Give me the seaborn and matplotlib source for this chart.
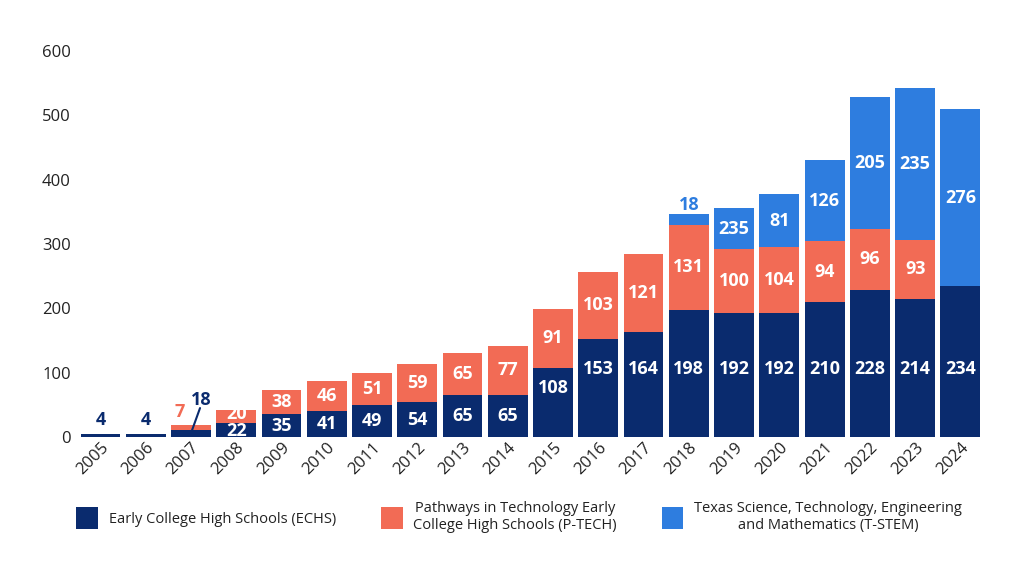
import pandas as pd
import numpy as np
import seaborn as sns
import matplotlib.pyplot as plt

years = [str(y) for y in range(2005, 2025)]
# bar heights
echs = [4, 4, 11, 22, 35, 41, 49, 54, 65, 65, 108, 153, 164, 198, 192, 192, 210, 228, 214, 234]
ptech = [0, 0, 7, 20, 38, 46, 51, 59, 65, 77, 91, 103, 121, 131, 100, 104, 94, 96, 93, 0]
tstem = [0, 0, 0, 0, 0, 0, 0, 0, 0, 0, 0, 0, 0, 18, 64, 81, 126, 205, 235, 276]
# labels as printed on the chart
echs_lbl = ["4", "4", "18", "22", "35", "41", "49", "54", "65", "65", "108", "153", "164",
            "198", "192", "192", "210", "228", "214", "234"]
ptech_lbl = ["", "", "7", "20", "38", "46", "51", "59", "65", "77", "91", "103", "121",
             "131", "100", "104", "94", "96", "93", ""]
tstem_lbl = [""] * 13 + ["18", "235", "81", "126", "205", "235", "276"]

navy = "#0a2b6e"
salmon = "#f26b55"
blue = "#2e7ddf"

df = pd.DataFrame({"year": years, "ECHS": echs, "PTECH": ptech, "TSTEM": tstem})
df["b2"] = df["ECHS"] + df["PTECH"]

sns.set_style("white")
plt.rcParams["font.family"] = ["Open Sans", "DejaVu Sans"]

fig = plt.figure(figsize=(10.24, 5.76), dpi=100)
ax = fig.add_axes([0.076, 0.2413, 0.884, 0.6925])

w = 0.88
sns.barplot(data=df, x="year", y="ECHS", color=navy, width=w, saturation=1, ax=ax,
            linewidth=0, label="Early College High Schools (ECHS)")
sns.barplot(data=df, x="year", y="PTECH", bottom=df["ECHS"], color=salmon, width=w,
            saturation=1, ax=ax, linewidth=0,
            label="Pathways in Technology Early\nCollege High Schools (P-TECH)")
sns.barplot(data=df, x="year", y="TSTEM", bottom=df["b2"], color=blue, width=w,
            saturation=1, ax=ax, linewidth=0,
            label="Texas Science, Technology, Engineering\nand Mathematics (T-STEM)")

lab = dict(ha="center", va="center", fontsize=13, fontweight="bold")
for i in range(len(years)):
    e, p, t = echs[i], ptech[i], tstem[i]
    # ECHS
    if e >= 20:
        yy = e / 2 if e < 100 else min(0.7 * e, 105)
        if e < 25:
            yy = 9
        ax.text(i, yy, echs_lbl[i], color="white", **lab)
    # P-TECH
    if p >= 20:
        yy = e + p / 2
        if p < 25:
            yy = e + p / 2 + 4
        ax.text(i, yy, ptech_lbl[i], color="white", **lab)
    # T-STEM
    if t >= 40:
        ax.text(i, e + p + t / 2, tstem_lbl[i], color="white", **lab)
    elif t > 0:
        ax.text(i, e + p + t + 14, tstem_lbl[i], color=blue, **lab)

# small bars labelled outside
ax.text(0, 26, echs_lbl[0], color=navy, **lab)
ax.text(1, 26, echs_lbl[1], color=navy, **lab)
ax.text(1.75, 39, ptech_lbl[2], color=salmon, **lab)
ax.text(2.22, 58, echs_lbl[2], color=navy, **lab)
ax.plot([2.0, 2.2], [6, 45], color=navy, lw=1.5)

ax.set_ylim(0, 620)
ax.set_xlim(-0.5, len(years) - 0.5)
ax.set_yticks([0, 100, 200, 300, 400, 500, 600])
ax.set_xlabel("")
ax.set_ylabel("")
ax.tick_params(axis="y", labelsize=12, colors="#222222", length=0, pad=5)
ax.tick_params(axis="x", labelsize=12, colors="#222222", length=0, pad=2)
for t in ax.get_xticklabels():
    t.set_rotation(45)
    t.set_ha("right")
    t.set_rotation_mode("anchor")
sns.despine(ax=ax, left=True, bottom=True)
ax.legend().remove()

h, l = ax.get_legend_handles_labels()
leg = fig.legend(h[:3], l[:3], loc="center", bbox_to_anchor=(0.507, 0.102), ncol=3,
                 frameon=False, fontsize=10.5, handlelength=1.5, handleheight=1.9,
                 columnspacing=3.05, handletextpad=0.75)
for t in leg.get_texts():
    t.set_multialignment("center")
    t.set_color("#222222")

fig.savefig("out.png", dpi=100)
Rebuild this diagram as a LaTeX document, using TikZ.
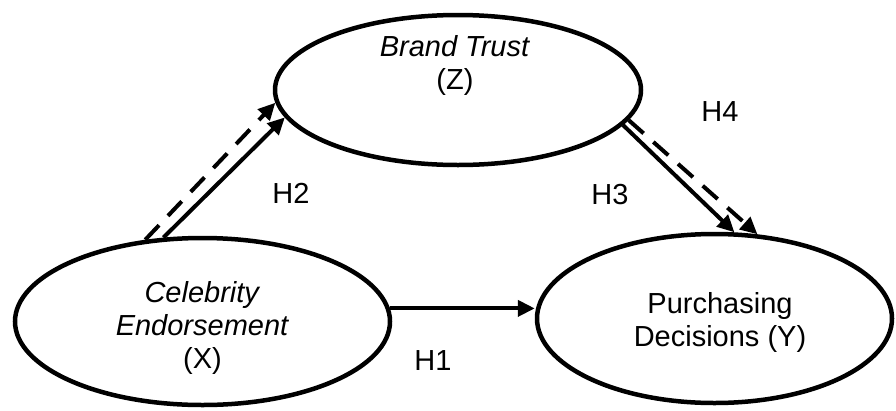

◆ ◆ ◆ ◆ ◆

• _The problem_
Print every entry exactly as written, without the pictures.

• _Correct answer_
Give me the seaborn and matplotlib source for this chart.
import pandas as pd
import numpy as np
import seaborn as sns
import matplotlib.pyplot as plt

years = [str(y) for y in range(2005, 2025)]
# bar heights
echs = [4, 4, 11, 22, 35, 41, 49, 54, 65, 65, 108, 153, 164, 198, 192, 192, 210, 228, 214, 234]
ptech = [0, 0, 7, 20, 38, 46, 51, 59, 65, 77, 91, 103, 121, 131, 100, 104, 94, 96, 93, 0]
tstem = [0, 0, 0, 0, 0, 0, 0, 0, 0, 0, 0, 0, 0, 18, 64, 81, 126, 205, 235, 276]
# labels as printed on the chart
echs_lbl = ["4", "4", "18", "22", "35", "41", "49", "54", "65", "65", "108", "153", "164",
            "198", "192", "192", "210", "228", "214", "234"]
ptech_lbl = ["", "", "7", "20", "38", "46", "51", "59", "65", "77", "91", "103", "121",
             "131", "100", "104", "94", "96", "93", ""]
tstem_lbl = [""] * 13 + ["18", "235", "81", "126", "205", "235", "276"]

navy = "#0a2b6e"
salmon = "#f26b55"
blue = "#2e7ddf"

df = pd.DataFrame({"year": years, "ECHS": echs, "PTECH": ptech, "TSTEM": tstem})
df["b2"] = df["ECHS"] + df["PTECH"]

sns.set_style("white")
plt.rcParams["font.family"] = ["Open Sans", "DejaVu Sans"]

fig = plt.figure(figsize=(10.24, 5.76), dpi=100)
ax = fig.add_axes([0.076, 0.2413, 0.884, 0.6925])

w = 0.88
sns.barplot(data=df, x="year", y="ECHS", color=navy, width=w, saturation=1, ax=ax,
            linewidth=0, label="Early College High Schools (ECHS)")
sns.barplot(data=df, x="year", y="PTECH", bottom=df["ECHS"], color=salmon, width=w,
            saturation=1, ax=ax, linewidth=0,
            label="Pathways in Technology Early\nCollege High Schools (P-TECH)")
sns.barplot(data=df, x="year", y="TSTEM", bottom=df["b2"], color=blue, width=w,
            saturation=1, ax=ax, linewidth=0,
            label="Texas Science, Technology, Engineering\nand Mathematics (T-STEM)")

lab = dict(ha="center", va="center", fontsize=13, fontweight="bold")
for i in range(len(years)):
    e, p, t = echs[i], ptech[i], tstem[i]
    # ECHS
    if e >= 20:
        yy = e / 2 if e < 100 else min(0.7 * e, 105)
        if e < 25:
            yy = 9
        ax.text(i, yy, echs_lbl[i], color="white", **lab)
    # P-TECH
    if p >= 20:
        yy = e + p / 2
        if p < 25:
            yy = e + p / 2 + 4
        ax.text(i, yy, ptech_lbl[i], color="white", **lab)
    # T-STEM
    if t >= 40:
        ax.text(i, e + p + t / 2, tstem_lbl[i], color="white", **lab)
    elif t > 0:
        ax.text(i, e + p + t + 14, tstem_lbl[i], color=blue, **lab)

# small bars labelled outside
ax.text(0, 26, echs_lbl[0], color=navy, **lab)
ax.text(1, 26, echs_lbl[1], color=navy, **lab)
ax.text(1.75, 39, ptech_lbl[2], color=salmon, **lab)
ax.text(2.22, 58, echs_lbl[2], color=navy, **lab)
ax.plot([2.0, 2.2], [6, 45], color=navy, lw=1.5)

ax.set_ylim(0, 620)
ax.set_xlim(-0.5, len(years) - 0.5)
ax.set_yticks([0, 100, 200, 300, 400, 500, 600])
ax.set_xlabel("")
ax.set_ylabel("")
ax.tick_params(axis="y", labelsize=12, colors="#222222", length=0, pad=5)
ax.tick_params(axis="x", labelsize=12, colors="#222222", length=0, pad=2)
for t in ax.get_xticklabels():
    t.set_rotation(45)
    t.set_ha("right")
    t.set_rotation_mode("anchor")
sns.despine(ax=ax, left=True, bottom=True)
ax.legend().remove()

h, l = ax.get_legend_handles_labels()
leg = fig.legend(h[:3], l[:3], loc="center", bbox_to_anchor=(0.507, 0.102), ncol=3,
                 frameon=False, fontsize=10.5, handlelength=1.5, handleheight=1.9,
                 columnspacing=3.05, handletextpad=0.75)
for t in leg.get_texts():
    t.set_multialignment("center")
    t.set_color("#222222")

fig.savefig("out.png", dpi=100)
Rebuild this diagram as a LaTeX document, using TikZ.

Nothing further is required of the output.